Please copy every line of the records below that holds the word "with".
- - -
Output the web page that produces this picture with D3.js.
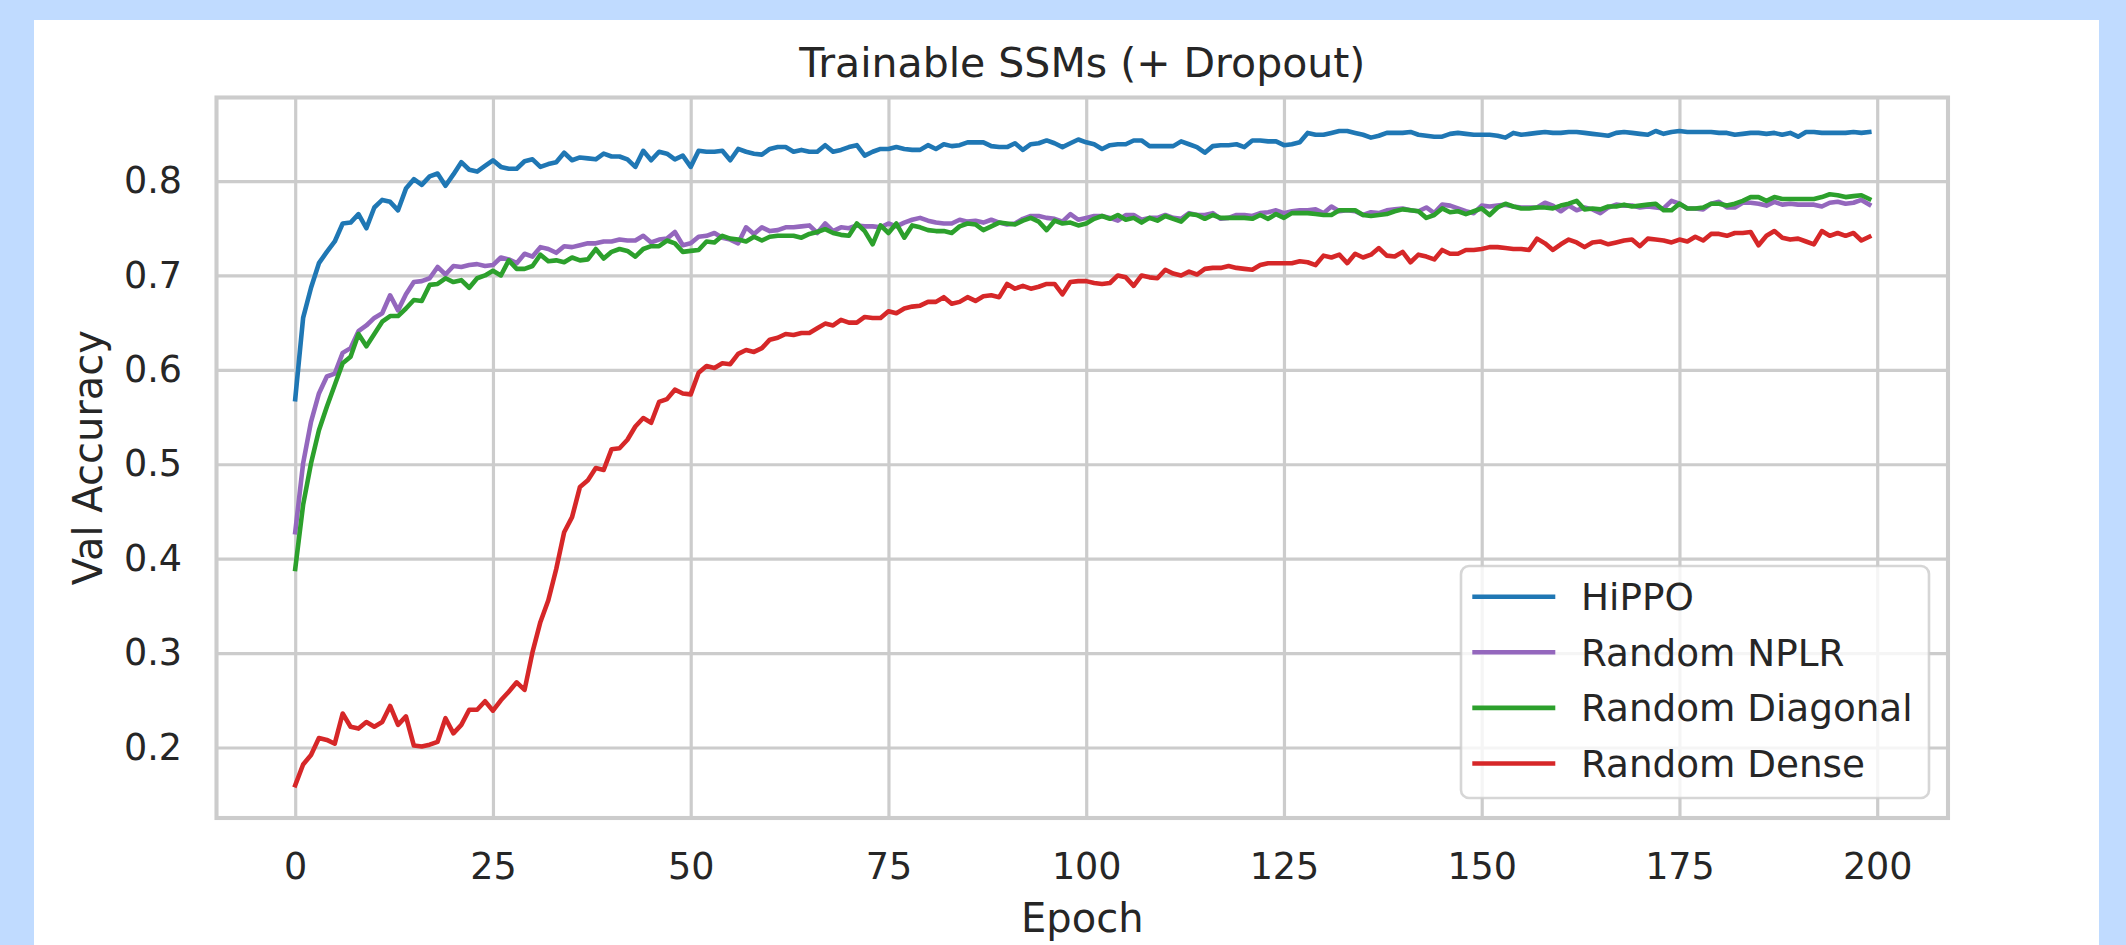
<!DOCTYPE html>
<html><head><meta charset="utf-8">
<script src="https://cdn.jsdelivr.net/npm/d3@7"></script>
<style>
html,body{margin:0;padding:0;background:#c0dbff;}
svg{display:block;}
text{font-family:"DejaVu Sans",sans-serif;fill:#262626;}
</style></head><body>
<svg id="chart" width="2126" height="945"></svg>
<script>
// ---- data ----
const seriesNames = ["HiPPO", "Random NPLR", "Random Diagonal", "Random Dense"];
const seriesColors = ["#1f77b4", "#9467bd", "#2ca02c", "#d62728"];
const xTicks = [0, 25, 50, 75, 100, 125, 150, 175, 200];
const yTicks = [0.2, 0.3, 0.4, 0.5, 0.6, 0.7, 0.8];
const titleText = "Trainable SSMs (+ Dropout)";
const xLabel = "Epoch";
const yLabel = "Val Accuracy";

const hippo = [
0.569,0.655,0.687,0.713,0.725,0.736,0.755,0.756,0.765,0.750,
0.772,0.780,0.778,0.769,0.792,0.802,0.796,0.805,0.808,0.795,
0.807,0.820,0.812,0.810,0.816,0.822,0.815,0.813,0.813,0.821,
0.823,0.815,0.818,0.820,0.830,0.822,0.825,0.824,0.823,0.829,
0.826,0.826,0.823,0.815,0.832,0.822,0.831,0.829,0.823,0.827,
0.815,0.832,0.831,0.831,0.832,0.822,0.834,0.831,0.829,0.828,
0.834,0.836,0.836,0.831,0.833,0.831,0.831,0.838,0.831,0.833,
0.836,0.838,0.827,0.831,0.834,0.834,0.836,0.834,0.833,0.833,
0.838,0.834,0.839,0.837,0.838,0.841,0.841,0.841,0.837,0.836,
0.836,0.840,0.833,0.839,0.840,0.843,0.840,0.836,0.840,0.844,
0.841,0.839,0.834,0.838,0.839,0.839,0.843,0.843,0.837,0.837,
0.837,0.837,0.842,0.839,0.836,0.830,0.837,0.838,0.838,0.839,
0.836,0.843,0.843,0.842,0.842,0.838,0.839,0.841,0.851,0.849,
0.849,0.851,0.853,0.853,0.851,0.849,0.846,0.848,0.851,0.851,
0.851,0.852,0.849,0.848,0.847,0.847,0.850,0.851,0.850,0.849,
0.849,0.849,0.848,0.846,0.851,0.849,0.850,0.851,0.852,0.851,
0.851,0.852,0.852,0.851,0.850,0.849,0.848,0.851,0.852,0.851,
0.850,0.849,0.853,0.850,0.852,0.853,0.852,0.852,0.852,0.852,
0.851,0.851,0.849,0.850,0.851,0.851,0.850,0.851,0.849,0.851,
0.847,0.852,0.852,0.851,0.851,0.851,0.851,0.852,0.851,0.852];

const nplr = [
0.428,0.501,0.545,0.575,0.593,0.596,0.618,0.623,0.641,0.647,
0.655,0.660,0.679,0.663,0.680,0.693,0.694,0.697,0.709,0.701,
0.710,0.709,0.711,0.712,0.710,0.711,0.719,0.717,0.713,0.723,
0.720,0.730,0.728,0.724,0.731,0.730,0.732,0.734,0.734,0.736,
0.736,0.738,0.737,0.737,0.742,0.735,0.738,0.739,0.746,0.732,
0.734,0.741,0.742,0.745,0.740,0.738,0.734,0.751,0.744,0.751,
0.747,0.748,0.751,0.751,0.752,0.753,0.745,0.755,0.747,0.751,
0.750,0.753,0.752,0.752,0.751,0.755,0.752,0.756,0.759,0.761,
0.758,0.756,0.755,0.755,0.759,0.757,0.758,0.756,0.759,0.756,
0.754,0.755,0.760,0.763,0.763,0.761,0.760,0.757,0.765,0.759,
0.761,0.763,0.763,0.761,0.758,0.764,0.764,0.759,0.761,0.761,
0.764,0.761,0.760,0.766,0.764,0.764,0.766,0.760,0.761,0.764,
0.764,0.763,0.766,0.767,0.769,0.766,0.768,0.769,0.769,0.770,
0.766,0.773,0.768,0.769,0.768,0.764,0.767,0.766,0.769,0.770,
0.771,0.769,0.768,0.772,0.766,0.775,0.774,0.771,0.768,0.766,
0.774,0.773,0.774,0.775,0.773,0.772,0.772,0.772,0.777,0.774,
0.768,0.774,0.769,0.772,0.770,0.766,0.772,0.775,0.774,0.774,
0.772,0.773,0.772,0.771,0.779,0.776,0.771,0.771,0.770,0.776,
0.778,0.772,0.772,0.777,0.777,0.776,0.774,0.778,0.775,0.776,
0.775,0.775,0.775,0.773,0.777,0.778,0.776,0.777,0.780,0.775];

const diagonal = [
0.389,0.457,0.501,0.536,0.561,0.584,0.607,0.614,0.638,0.625,
0.638,0.651,0.657,0.657,0.665,0.674,0.673,0.690,0.691,0.697,
0.693,0.695,0.687,0.697,0.700,0.705,0.700,0.716,0.707,0.707,
0.710,0.722,0.715,0.716,0.714,0.719,0.716,0.717,0.728,0.718,
0.725,0.728,0.726,0.720,0.728,0.731,0.731,0.737,0.734,0.725,
0.726,0.727,0.736,0.735,0.742,0.739,0.738,0.736,0.741,0.737,
0.741,0.742,0.742,0.742,0.740,0.744,0.746,0.749,0.745,0.743,
0.742,0.755,0.747,0.733,0.753,0.745,0.755,0.740,0.753,0.751,
0.748,0.747,0.747,0.745,0.752,0.755,0.754,0.748,0.752,0.756,
0.755,0.754,0.758,0.761,0.757,0.748,0.758,0.755,0.756,0.753,
0.755,0.760,0.763,0.760,0.764,0.759,0.761,0.756,0.761,0.758,
0.763,0.760,0.757,0.765,0.764,0.760,0.764,0.761,0.761,0.761,
0.761,0.760,0.764,0.760,0.765,0.761,0.766,0.766,0.766,0.765,
0.764,0.764,0.769,0.769,0.769,0.764,0.763,0.764,0.765,0.768,
0.770,0.769,0.768,0.761,0.764,0.771,0.767,0.768,0.765,0.768,
0.771,0.764,0.772,0.776,0.773,0.771,0.771,0.772,0.772,0.771,
0.774,0.776,0.779,0.770,0.771,0.770,0.773,0.773,0.775,0.773,
0.774,0.775,0.776,0.769,0.769,0.776,0.771,0.771,0.772,0.776,
0.776,0.774,0.776,0.779,0.783,0.783,0.779,0.783,0.781,0.781,
0.781,0.781,0.781,0.783,0.786,0.785,0.783,0.784,0.785,0.781];

const dense = [
0.160,0.182,0.192,0.210,0.208,0.204,0.236,0.222,0.220,0.227,
0.222,0.227,0.244,0.224,0.233,0.202,0.201,0.203,0.206,0.231,
0.215,0.224,0.240,0.240,0.249,0.239,0.250,0.259,0.269,0.261,
0.301,0.333,0.356,0.389,0.428,0.444,0.476,0.483,0.496,0.494,
0.516,0.517,0.526,0.540,0.549,0.544,0.566,0.569,0.579,0.575,
0.574,0.597,0.604,0.602,0.607,0.606,0.617,0.621,0.619,0.623,
0.632,0.634,0.638,0.637,0.639,0.639,0.644,0.649,0.647,0.653,
0.650,0.650,0.656,0.655,0.655,0.662,0.660,0.665,0.667,0.668,
0.672,0.672,0.677,0.670,0.672,0.677,0.673,0.678,0.679,0.677,
0.691,0.686,0.689,0.686,0.688,0.691,0.691,0.680,0.693,0.694,
0.694,0.692,0.691,0.692,0.700,0.698,0.689,0.700,0.698,0.697,
0.706,0.702,0.700,0.704,0.701,0.707,0.708,0.708,0.710,0.708,
0.707,0.706,0.711,0.713,0.713,0.713,0.713,0.715,0.714,0.711,
0.721,0.719,0.722,0.713,0.723,0.719,0.722,0.729,0.721,0.720,
0.725,0.714,0.722,0.720,0.717,0.727,0.723,0.723,0.727,0.727,
0.728,0.730,0.730,0.729,0.728,0.728,0.727,0.739,0.734,0.727,
0.733,0.738,0.735,0.730,0.735,0.736,0.733,0.735,0.737,0.738,
0.731,0.739,0.738,0.737,0.735,0.738,0.736,0.741,0.737,0.744,
0.744,0.742,0.745,0.745,0.746,0.732,0.742,0.747,0.740,0.738,
0.739,0.736,0.733,0.747,0.742,0.745,0.742,0.745,0.737,0.741];

const seriesValues = [hippo, nplr, diagonal, dense];

// ---- layout ----
const W = 2126, H = 945;
const P = {left: 216.5, right: 1948, top: 97.5, bottom: 818};
const svg = d3.select("#chart");

svg.append("rect").attr("x", 34).attr("y", 20).attr("width", 2065).attr("height", H - 20).attr("fill", "#ffffff");

const x = d3.scaleLinear().domain([-9.95, 208.95]).range([P.left, P.right]);
const y = d3.scaleLinear().domain([0.1253, 0.8885]).range([P.bottom, P.top]);

const gridColor = "#cccccc";

// grid
const gx = svg.append("g").attr("transform", `translate(0,${P.bottom})`)
  .call(d3.axisBottom(x).tickValues(xTicks).tickSize(-(P.bottom - P.top)).tickFormat(""));
gx.select(".domain").remove();
gx.selectAll("line").attr("stroke", gridColor).attr("stroke-width", 3.2);

const gy = svg.append("g").attr("transform", `translate(${P.left},0)`)
  .call(d3.axisLeft(y).tickValues(yTicks).tickSize(-(P.right - P.left)).tickFormat(""));
gy.select(".domain").remove();
gy.selectAll("line").attr("stroke", gridColor).attr("stroke-width", 3.2);

// tick labels
const ax = svg.append("g").attr("transform", `translate(0,${P.bottom})`)
  .call(d3.axisBottom(x).tickValues(xTicks).tickSize(0).tickPadding(35).tickFormat(d3.format("d")));
ax.select(".domain").remove();
ax.selectAll("text").attr("font-size", 36.5).attr("font-family", "DejaVu Sans").attr("fill", "#262626");

const ay = svg.append("g").attr("transform", `translate(${P.left},0)`)
  .call(d3.axisLeft(y).tickValues(yTicks).tickSize(0).tickPadding(34.5).tickFormat(d3.format(".1f")));
ay.select(".domain").remove();
ay.selectAll("text").attr("font-size", 36.5).attr("font-family", "DejaVu Sans").attr("fill", "#262626");

// lines
svg.append("clipPath").attr("id", "clip").append("rect")
  .attr("x", P.left).attr("y", P.top).attr("width", P.right - P.left).attr("height", P.bottom - P.top);

const line = d3.line().x((d, i) => x(i)).y(d => y(d));
const lg = svg.append("g").attr("clip-path", "url(#clip)");
seriesValues.forEach((vals, k) => {
  lg.append("path").datum(vals)
    .attr("d", line)
    .attr("fill", "none")
    .attr("stroke", seriesColors[k])
    .attr("stroke-width", 4.6)
    .attr("stroke-linejoin", "round")
    .attr("stroke-linecap", "square");
});

// frame
svg.append("rect").attr("x", P.left).attr("y", P.top)
  .attr("width", P.right - P.left).attr("height", P.bottom - P.top)
  .attr("fill", "none").attr("stroke", gridColor).attr("stroke-width", 4.1);

// title & labels
svg.append("text").attr("x", (P.left + P.right) / 2).attr("y", 77)
  .attr("text-anchor", "middle").attr("font-size", 41).text(titleText);
svg.append("text").attr("x", (P.left + P.right) / 2).attr("y", 932)
  .attr("text-anchor", "middle").attr("font-size", 40).text(xLabel);
svg.append("text").attr("transform", `translate(102,${(P.top + P.bottom) / 2}) rotate(-90)`)
  .attr("text-anchor", "middle").attr("font-size", 40).text(yLabel);

// legend
const leg = svg.append("g");
leg.append("rect").attr("x", 1461).attr("y", 566).attr("width", 468).attr("height", 232)
  .attr("rx", 8).attr("ry", 8)
  .attr("fill", "#ffffff").attr("fill-opacity", 0.8)
  .attr("stroke", "#cccccc").attr("stroke-opacity", 0.8).attr("stroke-width", 2.6);
seriesNames.forEach((name, k) => {
  const ly = 596.7 + k * 55.6;
  leg.append("line").attr("x1", 1474.6).attr("x2", 1553).attr("y1", ly).attr("y2", ly)
    .attr("stroke", seriesColors[k]).attr("stroke-width", 4.6).attr("stroke-linecap", "square");
  leg.append("text").attr("x", 1581).attr("y", ly + 13.3).attr("font-size", 37.3).text(name);
});
</script>
</body></html>
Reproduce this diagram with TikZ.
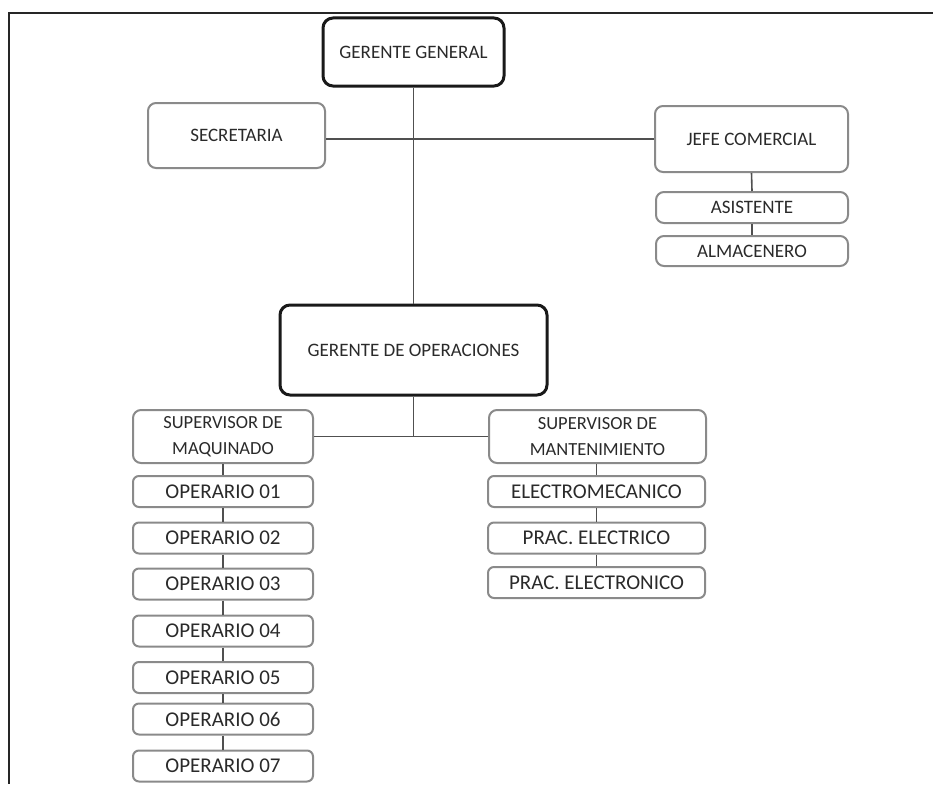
- - -
#### WRITTEN ANSWER
Output the web page that produces this picture with D3.js.
Reproduce this diagram with TikZ.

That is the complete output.